Structural Evolution of Geopolymers Incorporated with Heavy Metals: Solidification Mechanism of Pb²⁺ and Cd²⁺

Geopolymers have emerged as a promising solution for solidifying heavy metals; however, the underlying mechanisms remain elusive. In this study, we synthesized geopolymers incorporating Pb²⁺ and Cd²⁺ to unravel their solidification mechanisms. Leaching analyses demonstrated superior solidification efficacy for Pb²⁺ (93.6%) compared to that for Cd²⁺ (65.2%).
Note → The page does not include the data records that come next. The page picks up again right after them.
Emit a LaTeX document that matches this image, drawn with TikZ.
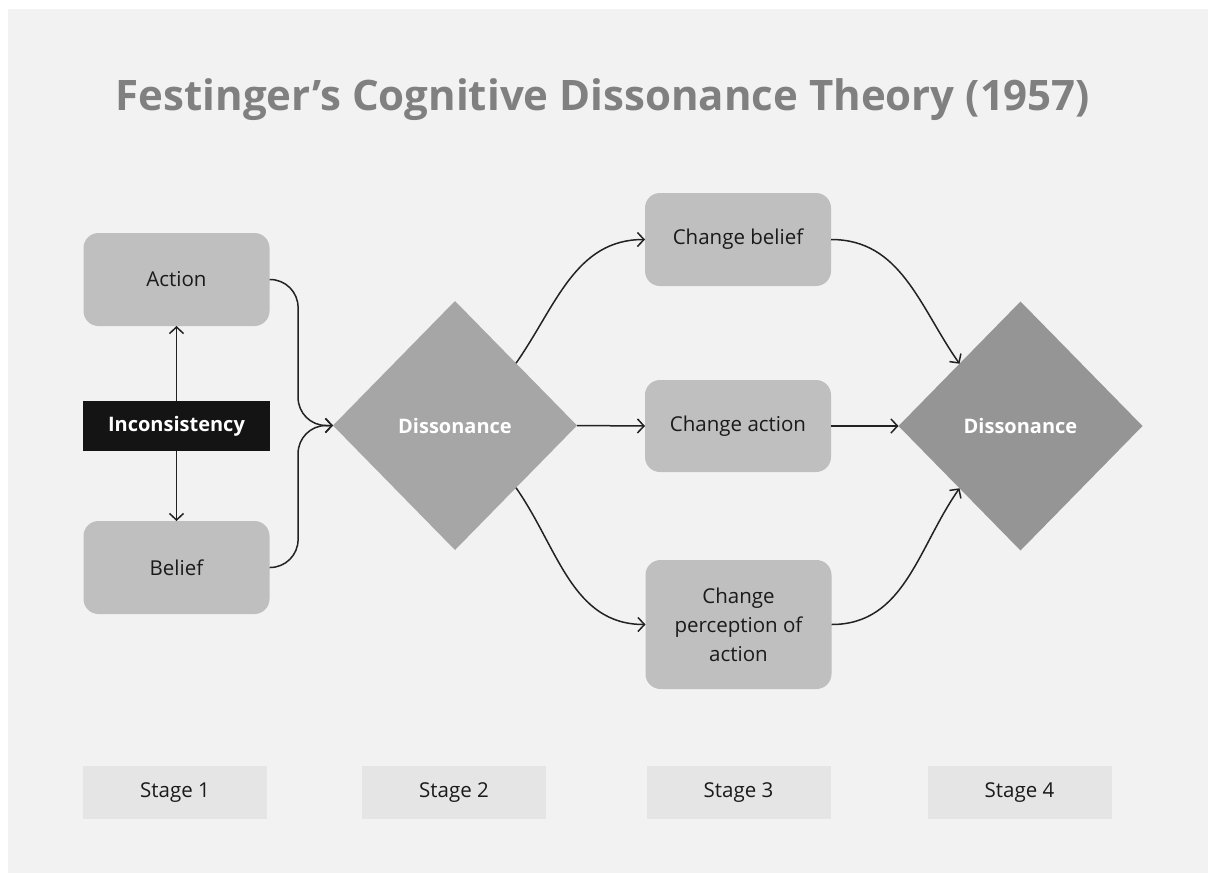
\documentclass[tikz,border=0pt]{standalone}
\usepackage{fontspec}
\setmainfont{Open Sans}
\usetikzlibrary{shapes.geometric,arrows.meta,calc}
\definecolor{bg}{HTML}{F2F2F2}
\definecolor{boxgray}{HTML}{BFBFBF}
\definecolor{dia1}{HTML}{A6A6A6}
\definecolor{dia2}{HTML}{959595}
\definecolor{stagegray}{HTML}{E5E5E5}
\definecolor{titlegray}{HTML}{808080}
\definecolor{txt}{HTML}{1A1A1A}
\definecolor{inkbox}{HTML}{141414}
\definecolor{lc}{HTML}{222222}
\begin{document}
\begin{tikzpicture}[x=1pt,y=-1pt,
  box/.style={fill=boxgray, rounded corners=15pt, minimum width=186pt, minimum height=93pt,
    inner sep=0pt, outer sep=0pt, align=center, text=txt, font=\fontsize{20.5}{29}\selectfont},
  incbox/.style={fill=inkbox, minimum width=187pt, minimum height=50pt, inner sep=0pt, outer sep=0pt,
    text=white, font=\fontsize{20}{24}\selectfont\bfseries},
  dia/.style={diamond, minimum width=244pt, minimum height=249pt, inner sep=0pt, outer sep=0pt,
    text=white, font=\fontsize{20}{24}\selectfont\bfseries},
  stagebox/.style={fill=stagegray, minimum width=184pt, minimum height=53pt, inner sep=0pt, outer sep=0pt,
    text=txt, font=\fontsize{20.5}{24}\selectfont},
  conn/.style={draw=lc, line width=1.5pt, -{Straight Barb[length=6.5pt,width=14pt]}},
]
\useasboundingbox (0,0) rectangle (1208,873);
\fill[white] (0,0) rectangle (1208,873);
\fill[bg] (8,9) rectangle (1208,873);

\node[text=titlegray, font=\fontsize{42}{50}\selectfont\bfseries] (title) at (603,100) {Festinger’s Cognitive Dissonance Theory (1957)};

\node[box] (act) at (176.5,279.5) {Action};
\node[box] (bel) at (176.5,567.5) {Belief};
\node[incbox] (inc) at (176.5,426) {Inconsistency};
\node[dia, fill=dia1] (d1) at (455,425.5) {Dissonance};
\node[box] (cb) at (738,239.5) {Change belief};
\node[box, minimum height=92pt] (ca) at (738,426) {Change action};
\node[box, minimum height=129pt] (cp) at (738.5,624.5) {Change\\perception of\\action};
\node[dia, fill=dia2] (d2) at (1020.5,426) {Dissonance};

\node[stagebox] (s1) at (175,792.5) {Stage 1};
\node[stagebox] (s2) at (454,792.5) {Stage 2};
\node[stagebox] (s3) at (738.5,792.5) {Stage 3};
\node[stagebox] (s4) at (1019.5,792.5) {Stage 4};

\draw[conn] (inc.north) -- (act.south);
\draw[conn] (inc.south) -- (bel.north);
\draw[conn, rounded corners=28pt] (act.east) -| ($(act.east)!0.45!(d1.west)$) |- (d1.west);
\draw[conn, rounded corners=28pt] (bel.east) -| ($(bel.east)!0.45!(d1.west)$) |- (d1.west);
\draw[conn] (d1.north east) to[out=55,in=180] (cb.west);
\draw[conn] (d1.east) -- (ca.west);
\draw[conn] (d1.south east) to[out=-55,in=180] (cp.west);
\draw[conn] (cb.east) to[out=0,in=125] (d2.north west);
\draw[conn] (ca.east) -- (d2.west);
\draw[conn] (cp.east) to[out=0,in=-125] (d2.south west);
\end{tikzpicture}
\end{document}
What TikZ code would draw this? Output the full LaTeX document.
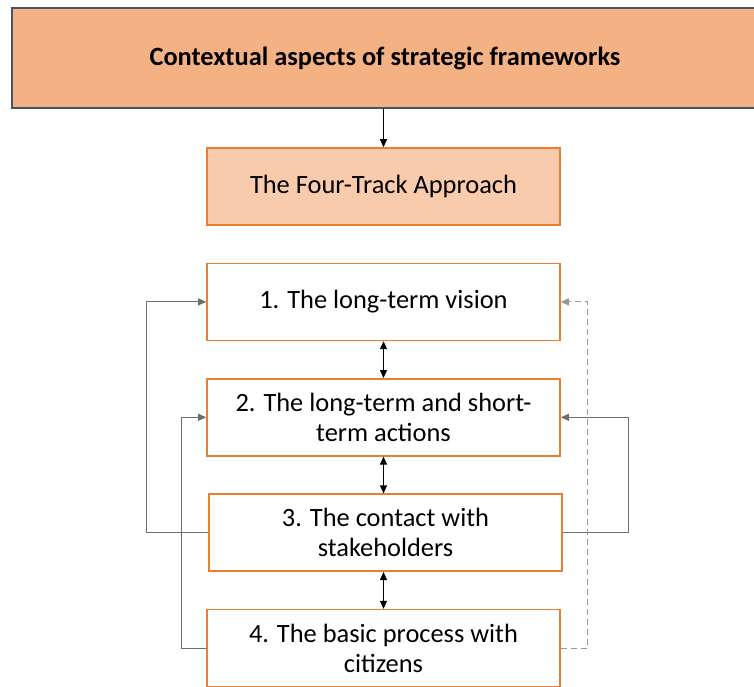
\documentclass[tikz,border=0pt]{standalone}
\usepackage{fontspec}
\setmainfont{Carlito}
\usetikzlibrary{arrows.meta,positioning}
\definecolor{headpeach}{RGB}{244,177,131}
\definecolor{trackpeach}{RGB}{248,203,173}
\definecolor{edgeorange}{RGB}{237,125,49}
\definecolor{headedge}{RGB}{68,84,106}
\definecolor{linkgray}{RGB}{110,110,110}
\definecolor{dashgray}{RGB}{150,150,150}

\begin{document}
\begin{tikzpicture}[
  x=0.5pt,y=-0.5pt,
  node distance=18.4pt,
  every node/.style={font=\fontsize{13.2}{15}\selectfont,align=center},
  heading/.style={draw=headedge,line width=0.6pt,fill=headpeach,
                  minimum width=373pt,minimum height=50pt,inner sep=0pt,
                  font=\fontsize{13.2}{15}\selectfont\bfseries},
  track/.style={draw=edgeorange,line width=0.8pt,fill=white,
                minimum width=176.5pt,minimum height=38.5pt,inner sep=2pt},
  arr/.style={-{Triangle[length=4pt,width=3.5pt]},line width=0.5pt},
  dblarr/.style={{Triangle[length=4pt,width=3.5pt]}-{Triangle[length=4pt,width=3.5pt]},
                 line width=0.5pt},
  link/.style={arr,draw=linkgray},
  dashlink/.style={arr,draw=dashgray,dash pattern=on 3pt off 2pt}
]
\clip (0,0) rectangle (754,686);

% header and the approach box
\node[heading] (frame) at (385,58) {Contextual aspects of strategic frameworks};
\node[track,fill=trackpeach] (fourtrack) at (383.5,186.5) {The Four-Track Approach};
\draw[arr] (fourtrack.north |- frame.south) -- (fourtrack.north);

% the four tracks
\node[track,below=of fourtrack] (vision) {1. The long-term vision};
\node[track,below=of vision] (actions) {2. The long-term and short-\\term actions};
\node[track,below=of actions,xshift=1pt] (contact) {3. The contact with\\stakeholders};
\node[track,below=of contact,xshift=-1pt] (citizens) {4. The basic process with\\citizens};

\draw[dblarr] (vision.south) -- (actions.north);
\draw[dblarr] (actions.south) -- (actions.south |- contact.north);
\draw[dblarr] (citizens.north |- contact.south) -- (citizens.north);

% feedback loops
\draw[link] (contact.west) -- ++(-62,0) |- (vision.west);
\draw[link] (citizens.west) -- ++(-25,0) |- (actions.west);
\draw[link] (contact.east) -- ++(66,0) |- (actions.east);
\draw[dashlink] (citizens.east) -- ++(27,0) |- (vision.east);
\end{tikzpicture}
\end{document}
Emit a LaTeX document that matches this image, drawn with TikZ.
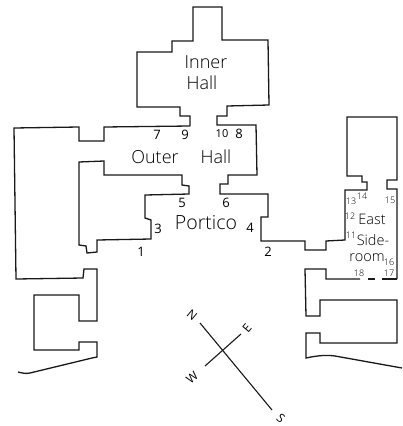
\documentclass[tikz,border=0pt]{standalone}
\usepackage{fontspec}
\setmainfont{Open Sans Light}[BoldFont={Open Sans}]
\newfontfamily\numfont{Open Sans}
\tikzset{
  wall/.style={line width=1.3pt,line join=miter,black!90},
  thinwall/.style={line width=1.1pt,black!90},
  big/.style={font=\fontsize{18}{18}\selectfont,inner sep=0pt},
  bigger/.style={font=\fontsize{19.5}{20}\selectfont,inner sep=0pt},
  num/.style={font=\numfont\fontsize{13}{13}\selectfont,inner sep=0pt},
  tiny/.style={font=\fontsize{9}{9}\selectfont,inner sep=0pt},
  pt/.style={font=\fontsize{14.5}{14}\selectfont,inner sep=0pt},
  cmp/.style={font=\numfont\fontsize{12}{12}\selectfont,inner sep=0pt}
}
\begin{document}
\begin{tikzpicture}[x=1pt,y=-1pt]
\useasboundingbox (0,0) rectangle (403,426);
% main walls
\draw[wall] (190,126) -- (190,116) -- (180,116) -- (180,107) -- (137,107) -- (137,52) -- (172,52) -- (172,41) -- (193,41) -- (193,7) -- (222,7) -- (222,40) -- (268,40) -- (269,105) -- (227,106) -- (227,116) -- (217,116) -- (217,125) -- (256,125) -- (257,175) -- (228,175) -- (228,184) -- (220,184) -- (220,194) -- (268,194) -- (268,217) -- (261,217) -- (261,241) -- (305,241) -- (305,250) -- (326,250) -- (326,241) -- (345,240) -- (345,190) -- (367,190) -- (367,182) -- (362,182) -- (362,176) -- (347,176) -- (347,117) -- (397,117) -- (397,180) -- (387,180) -- (387,189) -- (397,189) -- (397,279);
\draw[wall] (190,126) -- (104,127) -- (104,141) -- (79,141) -- (79,127) -- (14,128) -- (16,279) -- (83,278) -- (84,269) -- (97,269) -- (97,321) -- (79,321) -- (79,295) -- (34,295) -- (34,350) -- (79,350) -- (79,342) -- (97,342) -- (97,357) -- (92,358) -- (30,373) .. controls (26,374) and (22,373) .. (18,372);
\draw[wall] (79,162) -- (104,161) -- (104,175) -- (182,175) -- (182,185) -- (189,186) -- (189,194) -- (145,195) -- (145,218) -- (151,220) -- (151,239) -- (97,240) -- (97,252) -- (87,253) -- (86,246) -- (79,245) -- cycle;
\draw[wall] (360,279) -- (326,279) -- (326,269) -- (305,269) -- (306,316) -- (320,316) -- (320,300) -- (397,300) -- (397,343) -- (320,343) -- (320,333) -- (306,333) -- (306,358) .. controls (320,355) and (328,355) .. (335,356) -- (402,368);
\draw[wall] (368,279) -- (375,279) (382,279) -- (397,279);
% compass
\coordinate (nEnd) at (200,323);
\coordinate (sEnd) at (272,410);
\coordinate (wEnd) at (205,366);
\coordinate (eEnd) at (241,334);
\draw[thinwall] (nEnd) -- (sEnd);
\draw[thinwall] (wEnd) -- (eEnd);
\node[cmp,rotate=-40] (cn) at (192,315) {N};
\node[cmp,rotate=50] (ce) at (247,328) {E};
\node[cmp,rotate=40] (cw) at (192,378) {W};
\node[cmp,rotate=-40] (cs) at (281,418) {S};
% room names
\node[big] (inner) at (206,62) {Inner};
\node[big] (ihall) at (202,83) {Hall};
\node[big] (outer) at (155,157) {Outer};
\node[big] (ohall) at (216,157) {Hall};
\node[bigger] (portico) at (206,223) {Portico};
\node[pt] (east) at (372,219) {East};
\node[pt] (side) at (373,240) {Side-};
\node[pt] (room) at (367,258) {room};
% numbers
\node[num] (n7) at (157,135) {7};
\node[num] (n9) at (185,135) {9};
\node[num,font=\numfont\fontsize{11}{11}\selectfont] (n10) at (222,134) {10};
\node[num] (n8) at (239,134) {8};
\node[num] (n5) at (182,203) {5};
\node[num] (n6) at (226,203) {6};
\node[num] (n3) at (158,229) {3};
\node[num] (n4) at (250,228) {4};
\node[num] (n1) at (141,252) {1};
\node[num] (n2) at (268,252) {2};
\node[tiny] (n13) at (351,201) {13};
\node[tiny] (n14) at (362,196) {14};
\node[tiny] (n15) at (390,200) {15};
\node[tiny] (n12) at (350,216) {12};
\node[tiny] (n11) at (351,235) {11};
\node[tiny] (n16) at (389,262) {16};
\node[tiny] (n18) at (359,273) {18};
\node[tiny] (n17) at (389,273) {17};
\end{tikzpicture}
\end{document}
The dissimilarity in solidification mechanisms can be attributed to variances in ionic potential and covalent interactions between the cations. Furthermore, Cd²⁺ exhibited a higher ionic potential, facilitating its exchange with Na⁺ in the geopolymer matrix. Triple-quantum nuclear magnetic resonance experiments revealed a weak affinity of the geopolymer structure toward Cd²⁺. Density functional theory calculations affirmed stronger interactions between Pb²⁺ (−8.71 eV) and the matrix compared to those of Cd²⁺ (−5.83 eV). Consequently, Pb²⁺ demonstrated an enhanced covalent propensity within the geopolymer matrix, while Cd²⁺ primarily underwent solidification via ion exchange. This research provides novel insights and concepts regarding the mechanisms involved in solidifying heavy metals in geopolymers.